▸ **REQUEST**: Output the data word for word, dropping every image.
— START —
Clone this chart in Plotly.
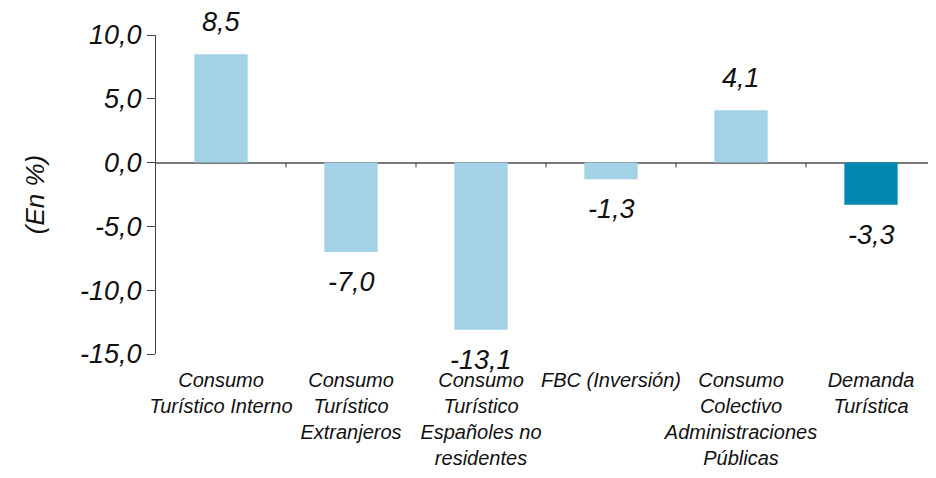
import plotly.graph_objects as go

categories = [
    "Consumo<br>Turístico Interno",
    "Consumo<br>Turístico<br>Extranjeros",
    "Consumo<br>Turístico<br>Españoles no<br>residentes",
    "FBC (Inversión)",
    "Consumo<br>Colectivo<br>Administraciones<br>Públicas",
    "Demanda<br>Turística",
]
values = [8.5, -7.0, -13.1, -1.3, 4.1, -3.3]
bar_colors = ["#A3D1E6", "#A3D1E6", "#A3D1E6", "#A3D1E6", "#A3D1E6", "#0088B1"]
y_ticks = [10, 5, 0, -5, -10, -15]
y_tick_labels = ["10,0", "5,0", "0,0", "-5,0", "-10,0", "-15,0"]

FONT = "Liberation Sans"
fig = go.Figure()
fig.add_trace(go.Bar(
    x=list(range(len(categories))),
    y=values,
    marker=dict(color=bar_colors, line=dict(width=0)),
    width=0.41,
    hoverinfo="skip",
))

for i, v in enumerate(values):
    fig.add_annotation(
        x=i, y=v, xref="x", yref="y",
        text=f"{v:.1f}".replace(".", ","),
        showarrow=False,
        yanchor="middle",
        yshift=32 if v >= 0 else -30,
        font=dict(family=FONT, size=27, color="#111111", style="italic"),
    )

# small ticks on the zero line at category boundaries
for i in range(len(categories) - 1):
    fig.add_shape(
        type="line", xref="x", yref="y",
        x0=i + 0.5, x1=i + 0.5,
        ysizemode="pixel", yanchor=0, y0=0, y1=-5,
        line=dict(color="#555555", width=1.2),
    )

fig.update_layout(
    width=928, height=462,
    margin=dict(l=148, r=0, t=27, b=116),
    plot_bgcolor="white", paper_bgcolor="white",
    showlegend=False,
    font=dict(family=FONT, color="#111111"),
)
fig.update_xaxes(
    range=[-0.5, 5.5],
    tickmode="array",
    tickvals=list(range(len(categories))),
    ticktext=categories,
    tickangle=0,
    automargin=False,
    showline=False, showgrid=False, zeroline=False,
    ticks="",
    ticklabelstandoff=12,
    tickfont=dict(family=FONT, size=20, color="#111111", style="italic"),
)
fig.update_yaxes(
    range=[-15, 10],
    tickmode="array",
    tickvals=y_ticks,
    ticktext=y_tick_labels,
    automargin=False,
    ticks="outside", ticklen=8, tickcolor="#444444", tickwidth=1,
    showline=True, linecolor="#444444", linewidth=1,
    showgrid=False,
    zeroline=True, zerolinecolor="#7A7A7A", zerolinewidth=2,
    tickfont=dict(family=FONT, size=27, color="#111111", style="italic"),
    title=dict(text="(En %)", standoff=27,
               font=dict(family=FONT, size=26, color="#111111", style="italic")),
)

fig.write_html("out.html")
— END —
▸ **FINISHED EXERCISE**:
Clone this chart in Plotly.
import plotly.graph_objects as go

categories = [
    "Consumo<br>Turístico Interno",
    "Consumo<br>Turístico<br>Extranjeros",
    "Consumo<br>Turístico<br>Españoles no<br>residentes",
    "FBC (Inversión)",
    "Consumo<br>Colectivo<br>Administraciones<br>Públicas",
    "Demanda<br>Turística",
]
values = [8.5, -7.0, -13.1, -1.3, 4.1, -3.3]
bar_colors = ["#A3D1E6", "#A3D1E6", "#A3D1E6", "#A3D1E6", "#A3D1E6", "#0088B1"]
y_ticks = [10, 5, 0, -5, -10, -15]
y_tick_labels = ["10,0", "5,0", "0,0", "-5,0", "-10,0", "-15,0"]

FONT = "Liberation Sans"
fig = go.Figure()
fig.add_trace(go.Bar(
    x=list(range(len(categories))),
    y=values,
    marker=dict(color=bar_colors, line=dict(width=0)),
    width=0.41,
    hoverinfo="skip",
))

for i, v in enumerate(values):
    fig.add_annotation(
        x=i, y=v, xref="x", yref="y",
        text=f"{v:.1f}".replace(".", ","),
        showarrow=False,
        yanchor="middle",
        yshift=32 if v >= 0 else -30,
        font=dict(family=FONT, size=27, color="#111111", style="italic"),
    )

# small ticks on the zero line at category boundaries
for i in range(len(categories) - 1):
    fig.add_shape(
        type="line", xref="x", yref="y",
        x0=i + 0.5, x1=i + 0.5,
        ysizemode="pixel", yanchor=0, y0=0, y1=-5,
        line=dict(color="#555555", width=1.2),
    )

fig.update_layout(
    width=928, height=462,
    margin=dict(l=148, r=0, t=27, b=116),
    plot_bgcolor="white", paper_bgcolor="white",
    showlegend=False,
    font=dict(family=FONT, color="#111111"),
)
fig.update_xaxes(
    range=[-0.5, 5.5],
    tickmode="array",
    tickvals=list(range(len(categories))),
    ticktext=categories,
    tickangle=0,
    automargin=False,
    showline=False, showgrid=False, zeroline=False,
    ticks="",
    ticklabelstandoff=12,
    tickfont=dict(family=FONT, size=20, color="#111111", style="italic"),
)
fig.update_yaxes(
    range=[-15, 10],
    tickmode="array",
    tickvals=y_ticks,
    ticktext=y_tick_labels,
    automargin=False,
    ticks="outside", ticklen=8, tickcolor="#444444", tickwidth=1,
    showline=True, linecolor="#444444", linewidth=1,
    showgrid=False,
    zeroline=True, zerolinecolor="#7A7A7A", zerolinewidth=2,
    tickfont=dict(family=FONT, size=27, color="#111111", style="italic"),
    title=dict(text="(En %)", standoff=27,
               font=dict(family=FONT, size=26, color="#111111", style="italic")),
)

fig.write_html("out.html")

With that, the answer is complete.